Today, with the Vegas Golden Knights in town for a crucial Saturday matinee, the Oilers sit eighth in the NHL in goals allowed per game. Their team defence, goaltending and that wonky back end have combined for the second lowest goals against in the NHL over the past month.
“Since I’ve been here,” began Mattias Ekholm, “that’s been the strength of this D-corps. We really don’t listen to too much noise, whether it’s from outside the seven of us, outside the room or whatnot.”
There’s plenty going on inside this group these days, with Evan Bouchard listed as “a game-time decision” by head coach Kris Knoblauch after that hit from Ryan Hartman Thursday in Minnesota, and Dermott lost on waivers to the Wild on Friday, replaced by a cast-off named Alec Regula.
The top pair of Ekholm and Bouchard have been predictably excellent after a slow start that mirrored the rest of the team. But it’s the group below, led by Darnell Nurse and Brett Kulak, that has made up most of the shortfall.
Stecher has quietly been very effective, and Emberson — now at just 57 NHL games played — has been the major surprise.

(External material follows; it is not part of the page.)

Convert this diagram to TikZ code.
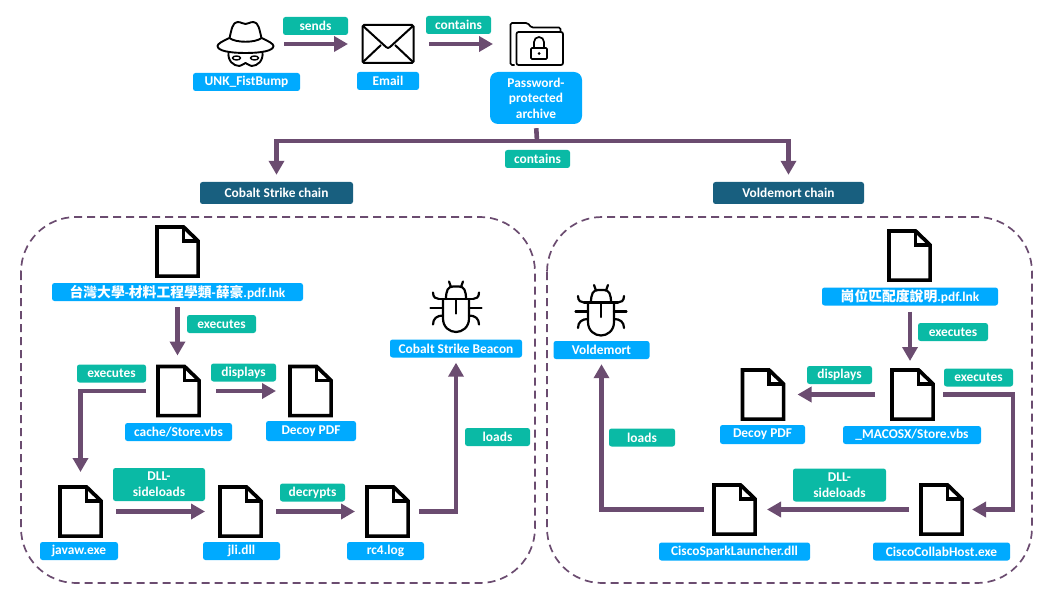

Each of those four defencemen — Nurse, Kulak, Stecher and Emberson — have played better than expected through the opening third of the season. And since the top pairing has found its game, this is a functioning defence that — frankly — is playing at a higher level than anyone outside the Oilers dressing room gave them credit for.
“A big attribute goes to Kris (head coach Knoblauch), and a big, big reason for it is Paul Coffey,” Ekholm said. “He’s done a really good job of keeping us a tight-knit group and makes it exciting to come to rink every day. And he’s also pushing us to make plays, to be part of the offence. Not to just stand there and chip the puck out.”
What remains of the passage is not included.